The Pattern Across Governments

The story isn’t partisan, it’s systemic. Well-intentioned policies launched too late, with targets disconnected from implementation capacity, and a persistent gap between enrollment/access metrics and actual outcomes (learning, employment, productivity). The East Asian Tigers had their policy infrastructure in place before their demographic windows opened. We’ve been building the aeroplane while trying to take off across administrations.

What We Did Gain (Because the Story Isn’t Binary)

The story isn’t that India gained nothing. The gains have been substantial, just not commensurate with the opportunity.

  • Poverty reduction: Under the $2.15/day threshold (2021 PPP), India’s poverty rate dropped from 16.2% in 2011-12 to 2.3% in 2022-23, lifting approximately 171 million people out of extreme poverty.26
  • GDP per capita growth: From roughly US10,000 in 2024, an almost eightfold increase.27
  • Sustained growth: India is expected to remain the fastest-growing major economy globally. Growth is projected to moderate to 6.5 per cent in 2026–27 before inching slightly to 6.6 per cent in 2027–28.28

These aren’t small achievements. Hundreds of millions of lives improved. But the question isn’t whether India grew. It’s whether India captured the demographic dividend at the rate it could have. The comparative evidence suggests we captured perhaps a third of what was possible, not due to bad luck, but due to structural constraints we either built or failed to dismantle.

What Keeps Me Hopeful

Here’s where I refuse to end on despair.

The demographic window is narrowing, but it hasn’t closed. We have roughly a decade of favourable demographics left, perhaps more if we count the extended tail through 2035. And the context is different now.

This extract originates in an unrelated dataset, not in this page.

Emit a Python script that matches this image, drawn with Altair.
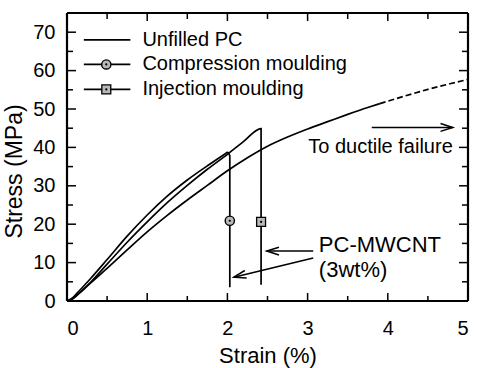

Technology as a force multiplier: AI, automation, and digital infrastructure offer leverage that the Tigers didn’t have. A smaller workforce can potentially deliver more output per person if equipped with the right tools. The promise of secure, inclusive digital public infrastructure, including identity systems, payment rails, and data exchange layers, can reduce the friction for both citizens and businesses, provided implementation balances scale with privacy and decentralisation.

Resource concentration: With decreasing population growth, resources can be concentrated on a smaller demographic. Education spending per child, healthcare access per person, and infrastructure per user improve when the denominator grows more slowly.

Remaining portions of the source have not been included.